■ Excerpted data ■

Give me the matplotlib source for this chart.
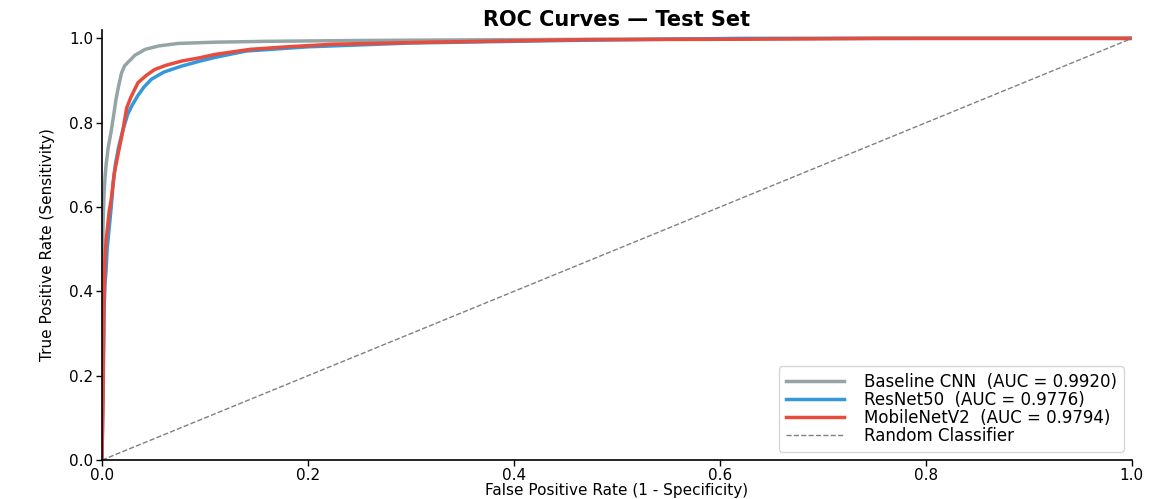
import matplotlib
matplotlib.use('Agg')
import matplotlib.pyplot as plt

# ROC points
base_fpr = [0, 0.0005, 0.001, 0.002, 0.003, 0.004, 0.006, 0.009, 0.0115, 0.0136, 0.016,
            0.019, 0.022, 0.026, 0.032, 0.042, 0.055, 0.074, 0.11, 0.16, 0.25, 0.4, 0.6, 0.8, 1.0]
base_tpr = [0, 0.3, 0.55, 0.63, 0.67, 0.70, 0.74, 0.78, 0.82, 0.855, 0.885,
            0.918, 0.935, 0.945, 0.96, 0.974, 0.982, 0.988, 0.991, 0.993, 0.995, 0.997, 0.999, 1.0, 1.0]

resnet_fpr = [0, 0.001, 0.002, 0.003, 0.004, 0.005, 0.007, 0.009, 0.011, 0.013, 0.016, 0.020,
              0.025, 0.029, 0.035, 0.041, 0.048, 0.060, 0.077, 0.095, 0.11, 0.14, 0.2, 0.3,
              0.45, 0.62, 0.8, 1.0]
resnet_tpr = [0, 0.15, 0.35, 0.42, 0.45, 0.50, 0.55, 0.60, 0.66, 0.70, 0.74, 0.78,
              0.82, 0.84, 0.865, 0.885, 0.903, 0.92, 0.934, 0.946, 0.955, 0.97, 0.98, 0.989,
              0.995, 1.0, 1.0, 1.0]

mobile_fpr = [0, 0.001, 0.002, 0.003, 0.004, 0.0055, 0.007, 0.009, 0.012, 0.016, 0.020, 0.024,
              0.028, 0.035, 0.043, 0.051, 0.062, 0.077, 0.095, 0.11, 0.144, 0.18, 0.224, 0.32,
              0.42, 0.47, 0.62, 0.75, 1.0]
mobile_tpr = [0, 0.14, 0.38, 0.48, 0.52, 0.554, 0.59, 0.618, 0.68, 0.73, 0.777, 0.835,
              0.86, 0.895, 0.912, 0.926, 0.936, 0.946, 0.954, 0.962, 0.974, 0.98, 0.986, 0.991,
              0.995, 0.997, 0.998, 1.0, 1.0]

labels = ['Baseline CNN  (AUC = 0.9920)', 'ResNet50  (AUC = 0.9776)',
          'MobileNetV2  (AUC = 0.9794)']
colors = ['#95a5a6', '#3498db', '#e74c3c']

fig = plt.figure(figsize=(11.52, 4.99), dpi=100)
ax = fig.add_axes([0.0885, 0.078, 0.894, 0.862])

curves = [(base_fpr, base_tpr), (resnet_fpr, resnet_tpr), (mobile_fpr, mobile_tpr)]
for (x, y), lab, c in zip(curves, labels, colors):
    ax.plot(x, y, color=c, lw=2.5, label=lab)
ax.plot([0, 1], [0, 1], ls='--', color='gray', lw=1, label='Random Classifier')

ax.set_xlim(0, 1)
ax.set_ylim(0, 1.02)
ax.set_xticks([0, 0.2, 0.4, 0.6, 0.8, 1.0])
ax.set_yticks([0, 0.2, 0.4, 0.6, 0.8, 1.0])
ax.tick_params(labelsize=11, length=4, width=1, pad=2)
for s in ['top', 'right']:
    ax.spines[s].set_visible(False)
for s in ['left', 'bottom']:
    ax.spines[s].set_linewidth(1.2)

ax.set_xlabel('False Positive Rate (1 - Specificity)', fontsize=11, labelpad=0)
ax.set_ylabel('True Positive Rate (Sensitivity)', fontsize=11, labelpad=10)
ax.set_title('ROC Curves — Test Set', fontsize=15, fontweight='bold', pad=3)

ax.legend(loc='lower right', fontsize=12, labelspacing=0.0, handlelength=3.5,
          borderpad=0.4, handletextpad=1.2)

fig.savefig('out.png', dpi=100)
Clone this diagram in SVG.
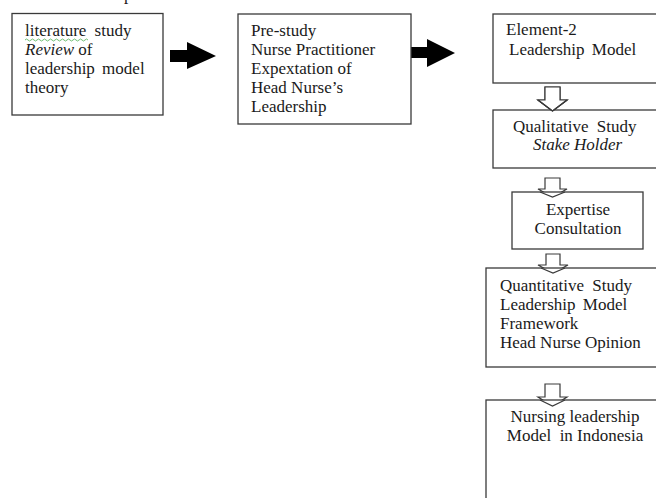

■ To do ■
Repeat the material verbatim. Do not carry over any picture.

■ Answer to this problem ■
Give me the matplotlib source for this chart.
import matplotlib
matplotlib.use('Agg')
import matplotlib.pyplot as plt

# ROC points
base_fpr = [0, 0.0005, 0.001, 0.002, 0.003, 0.004, 0.006, 0.009, 0.0115, 0.0136, 0.016,
            0.019, 0.022, 0.026, 0.032, 0.042, 0.055, 0.074, 0.11, 0.16, 0.25, 0.4, 0.6, 0.8, 1.0]
base_tpr = [0, 0.3, 0.55, 0.63, 0.67, 0.70, 0.74, 0.78, 0.82, 0.855, 0.885,
            0.918, 0.935, 0.945, 0.96, 0.974, 0.982, 0.988, 0.991, 0.993, 0.995, 0.997, 0.999, 1.0, 1.0]

resnet_fpr = [0, 0.001, 0.002, 0.003, 0.004, 0.005, 0.007, 0.009, 0.011, 0.013, 0.016, 0.020,
              0.025, 0.029, 0.035, 0.041, 0.048, 0.060, 0.077, 0.095, 0.11, 0.14, 0.2, 0.3,
              0.45, 0.62, 0.8, 1.0]
resnet_tpr = [0, 0.15, 0.35, 0.42, 0.45, 0.50, 0.55, 0.60, 0.66, 0.70, 0.74, 0.78,
              0.82, 0.84, 0.865, 0.885, 0.903, 0.92, 0.934, 0.946, 0.955, 0.97, 0.98, 0.989,
              0.995, 1.0, 1.0, 1.0]

mobile_fpr = [0, 0.001, 0.002, 0.003, 0.004, 0.0055, 0.007, 0.009, 0.012, 0.016, 0.020, 0.024,
              0.028, 0.035, 0.043, 0.051, 0.062, 0.077, 0.095, 0.11, 0.144, 0.18, 0.224, 0.32,
              0.42, 0.47, 0.62, 0.75, 1.0]
mobile_tpr = [0, 0.14, 0.38, 0.48, 0.52, 0.554, 0.59, 0.618, 0.68, 0.73, 0.777, 0.835,
              0.86, 0.895, 0.912, 0.926, 0.936, 0.946, 0.954, 0.962, 0.974, 0.98, 0.986, 0.991,
              0.995, 0.997, 0.998, 1.0, 1.0]

labels = ['Baseline CNN  (AUC = 0.9920)', 'ResNet50  (AUC = 0.9776)',
          'MobileNetV2  (AUC = 0.9794)']
colors = ['#95a5a6', '#3498db', '#e74c3c']

fig = plt.figure(figsize=(11.52, 4.99), dpi=100)
ax = fig.add_axes([0.0885, 0.078, 0.894, 0.862])

curves = [(base_fpr, base_tpr), (resnet_fpr, resnet_tpr), (mobile_fpr, mobile_tpr)]
for (x, y), lab, c in zip(curves, labels, colors):
    ax.plot(x, y, color=c, lw=2.5, label=lab)
ax.plot([0, 1], [0, 1], ls='--', color='gray', lw=1, label='Random Classifier')

ax.set_xlim(0, 1)
ax.set_ylim(0, 1.02)
ax.set_xticks([0, 0.2, 0.4, 0.6, 0.8, 1.0])
ax.set_yticks([0, 0.2, 0.4, 0.6, 0.8, 1.0])
ax.tick_params(labelsize=11, length=4, width=1, pad=2)
for s in ['top', 'right']:
    ax.spines[s].set_visible(False)
for s in ['left', 'bottom']:
    ax.spines[s].set_linewidth(1.2)

ax.set_xlabel('False Positive Rate (1 - Specificity)', fontsize=11, labelpad=0)
ax.set_ylabel('True Positive Rate (Sensitivity)', fontsize=11, labelpad=10)
ax.set_title('ROC Curves — Test Set', fontsize=15, fontweight='bold', pad=3)

ax.legend(loc='lower right', fontsize=12, labelspacing=0.0, handlelength=3.5,
          borderpad=0.4, handletextpad=1.2)

fig.savefig('out.png', dpi=100)
Clone this diagram in SVG.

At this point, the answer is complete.